*EXERCISE*
Beneath this line sits some data. Return only its lines from the one holding "Recreate this image" through the one holding "Scatter, XAxis, YAxis", inclusive, exactly, with the images removed.
━━━━━ RECORDS TO USE
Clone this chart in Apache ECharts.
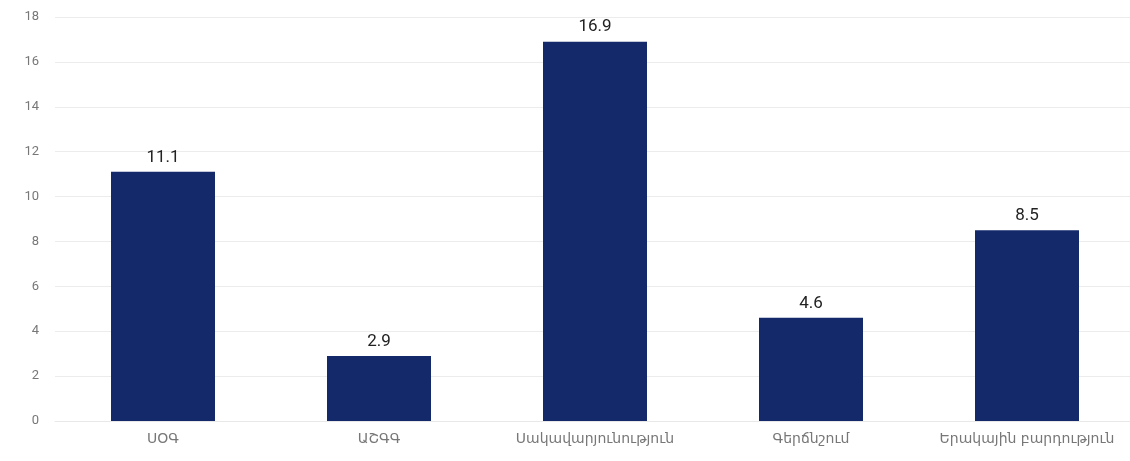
<!DOCTYPE html>
<html><head><meta charset="utf-8">
<script src="https://cdn.jsdelivr.net/npm/echarts@6/dist/echarts.min.js"></script>
<style>html,body{margin:0;padding:0;background:#fff;overflow:hidden}#c{width:1140px;height:461px}</style>
</head><body><div id="c"></div>
<script>
const categories = ["ՍՕԳ", "ԱՇԳԳ", "Սակավարյունություն", "Գերճնշում", "Երակային բարդություն"];
const values = [11.1, 2.9, 16.9, 4.6, 8.5];
const yTicks = [0, 2, 4, 6, 8, 10, 12, 14, 16, 18];

const chart = echarts.init(document.getElementById('c'), null, {renderer: 'canvas'});
chart.setOption({
  animation: false,
  backgroundColor: '#ffffff',
  grid: {left: 55, top: 17, right: 5, bottom: 40, containLabel: false},
  xAxis: {
    type: 'category', data: categories,
    axisLine: {show: true, lineStyle: {color: '#e8e8e8', width: 1}},
    axisTick: {show: false},
    axisLabel: {interval: 0, color: '#777', fontSize: 14, margin: 11, fontFamily: 'DejaVu Sans, sans-serif'}
  },
  yAxis: {
    type: 'value', min: yTicks[0], max: yTicks[yTicks.length - 1], interval: 2,
    axisLine: {show: false}, axisTick: {show: false},
    axisLabel: {color: '#777', fontSize: 13, margin: 16, fontFamily: 'Roboto, sans-serif'},
    splitLine: {lineStyle: {color: '#ececec', width: 1}}
  },
  series: [{
    type: 'bar', data: values, barWidth: 104,
    itemStyle: {color: '#13296a'},
    label: {show: true, position: 'top', distance: 6, color: '#222', fontSize: 17, fontFamily: 'Roboto, sans-serif'}
  }]
});
</script></body></html>
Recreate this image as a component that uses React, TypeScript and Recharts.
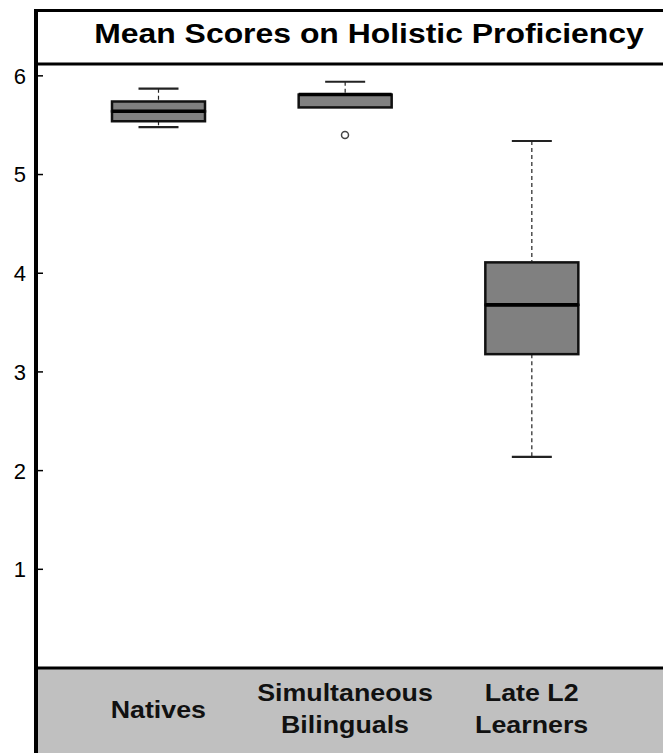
import React from 'react';
import { ComposedChart, Bar, Scatter, XAxis, YAxis } from 'recharts';

const categories = ['Natives', 'Simultaneous\nBilinguals', 'Late L2\nLearners'];
const mins = [5.48, 5.68, 2.14];
const q1s = [5.54, 5.68, 3.18];
const medians = [5.64, 5.81, 3.68];
const q3s = [5.74, 5.81, 4.11];
const maxs = [5.87, 5.94, 5.34];
const outliers: (number | null)[] = [null, 5.4, null];
const yTicks = [1, 2, 3, 4, 5, 6];
const title = 'Mean Scores on Holistic Proficiency';

const data = categories.map((name, i) => ({
  name,
  base: mins[i],
  lowWhisker: q1s[i] - mins[i],
  lowBox: medians[i] - q1s[i],
  highBox: q3s[i] - medians[i],
  highWhisker: maxs[i] - q3s[i],
  outlier: outliers[i],
}));

const FONT = '"Liberation Sans", Arial, Helvetica, sans-serif';
const WHISKER = '#222';
const BOX_FILL = '#808080';
const BOX_STROKE = '#111';

const Empty = () => <g />;

const LowWhisker = (p: any) => {
  const { x, y, width, height } = p;
  if (!height || height < 0.5) return <g />;
  const cx = x + width / 2;
  return (
    <g>
      <line x1={cx} x2={cx} y1={y} y2={y + height} stroke={WHISKER} strokeWidth={1.2} strokeDasharray="4 3" />
      <line x1={cx - 20} x2={cx + 20} y1={y + height} y2={y + height} stroke={WHISKER} strokeWidth={2.2} />
    </g>
  );
};

const HighWhisker = (p: any) => {
  const { x, y, width, height } = p;
  if (!height || height < 0.5) return <g />;
  const cx = x + width / 2;
  return (
    <g>
      <line x1={cx} x2={cx} y1={y} y2={y + height} stroke={WHISKER} strokeWidth={1.2} strokeDasharray="4 3" />
      <line x1={cx - 20} x2={cx + 20} y1={y} y2={y} stroke={WHISKER} strokeWidth={2.2} />
    </g>
  );
};

const LowBox = (p: any) => {
  const { x, y, width, height } = p;
  if (!height || height < 0.2) return <g />;
  return (
    <g>
      <rect x={x} y={y} width={width} height={height} fill={BOX_FILL} stroke={BOX_STROKE} strokeWidth={2.5} />
      <line x1={x} x2={x + width} y1={y} y2={y} stroke="#000" strokeWidth={3.5} />
    </g>
  );
};

const HighBox = (p: any) => {
  const { x, y, width, height } = p;
  if (!height || height < 0.2) return <g />;
  return (
    <g>
      <rect x={x} y={y} width={width} height={height} fill={BOX_FILL} stroke={BOX_STROKE} strokeWidth={2.5} />
      <line x1={x} x2={x + width} y1={y + height} y2={y + height} stroke="#000" strokeWidth={3.5} />
    </g>
  );
};

const OutlierDot = (p: any) => {
  const { cx, cy, payload } = p;
  if (payload == null || payload.outlier == null || !isFinite(cy)) return <g />;
  return <circle cx={cx} cy={cy} r={3.5} fill="#fff" stroke="#444" strokeWidth={1.5} />;
};

const YTick = (p: any) => {
  const { x, y, payload } = p;
  return (
    <g>
      <line x1={x + 10} x2={x + 17} y1={y} y2={y} stroke="#000" strokeWidth={1.5} />
      <text x={x} y={y} dy="0.36em" textAnchor="end" fontSize={22} fontFamily={FONT} fill="#000">
        {payload.value}
      </text>
    </g>
  );
};

const XTick = (p: any) => {
  const { x, y, payload } = p;
  const lines = String(payload.value).split('\n');
  const offsets = lines.length === 1 ? [50] : [33, 65];
  return (
    <g>
      {lines.map((ln, i) => (
        <text
          key={i}
          transform={`translate(${x},${y + offsets[i]}) scale(1.14,1)`}
          x={0}
          y={0}
          textAnchor="middle"
          fontSize={23.5}
          fontWeight="bold"
          fontFamily={FONT}
          fill="#111"
        >
          {ln}
        </text>
      ))}
    </g>
  );
};

export default function App() {
  return (
    <div
      style={{
        position: 'absolute',
        left: 0,
        top: 0,
        width: 663,
        height: 753,
        overflow: 'hidden',
        background: '#fff',
        fontFamily: FONT,
      }}
    >
      <div style={{ position: 'absolute', left: 36, top: 668, width: 627, height: 85, background: '#c0c0c0' }} />
      <div
        style={{
          position: 'absolute',
          left: 34,
          top: 9,
          width: 700,
          height: 744,
          borderTop: '3px solid #000',
          borderLeft: '4px solid #000',
          boxSizing: 'border-box',
        }}
      />
      <div
        style={{
          position: 'absolute',
          left: 369,
          top: 20,
          transform: 'translateX(-50%) scaleX(1.16)',
          whiteSpace: 'nowrap',
          fontSize: 27.5,
          fontWeight: 'bold',
          lineHeight: '27.5px',
          color: '#000',
          fontFamily: FONT,
        }}
      >
        {title}
      </div>
      <div style={{ position: 'absolute', left: 0, top: 0 }}>
        <ComposedChart width={663} height={753} data={data} margin={{ top: 8, right: 0, bottom: 0, left: 0 }}>
          <XAxis
            xAxisId="top"
            orientation="top"
            dataKey="name"
            height={56}
            tick={false}
            tickLine={false}
            axisLine={{ stroke: '#000', strokeWidth: 3 }}
            padding={{ left: 29, right: 38 }}
          />
          <XAxis
            dataKey="name"
            height={85}
            tickLine={false}
            tickSize={0}
            tickMargin={0}
            interval={0}
            tick={XTick}
            axisLine={{ stroke: '#000', strokeWidth: 3 }}
            padding={{ left: 29, right: 38 }}
          />
          <YAxis
            type="number"
            domain={[0, 6.12]}
            ticks={yTicks}
            width={36}
            allowDataOverflow
            tickLine={false}
            tickSize={0}
            tickMargin={10}
            tick={YTick}
            axisLine={{ stroke: '#000', strokeWidth: 4 }}
          />
          <Bar dataKey="base" stackId="box" barSize={93} shape={Empty} isAnimationActive={false} />
          <Bar dataKey="lowWhisker" stackId="box" barSize={93} shape={LowWhisker} isAnimationActive={false} />
          <Bar dataKey="lowBox" stackId="box" barSize={93} shape={LowBox} isAnimationActive={false} />
          <Bar dataKey="highBox" stackId="box" barSize={93} shape={HighBox} isAnimationActive={false} />
          <Bar dataKey="highWhisker" stackId="box" barSize={93} shape={HighWhisker} isAnimationActive={false} />
          <Scatter dataKey="outlier" shape={OutlierDot} isAnimationActive={false} />
        </ComposedChart>
      </div>
    </div>
  );
}
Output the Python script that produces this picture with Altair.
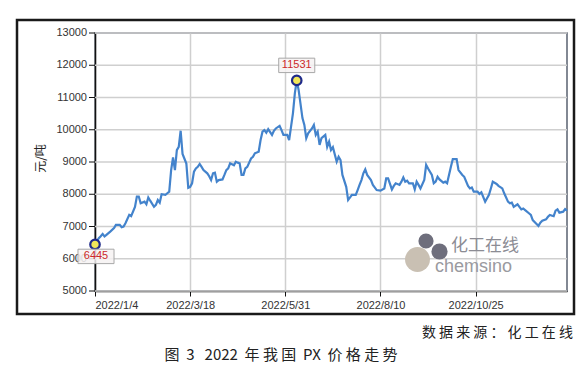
━━━━━━━━━━
*SOLUTION FOR THIS PROBLEM*
Recreate this image as a component that uses React, TypeScript and Recharts.
import React from 'react';
import { ComposedChart, Bar, Scatter, XAxis, YAxis } from 'recharts';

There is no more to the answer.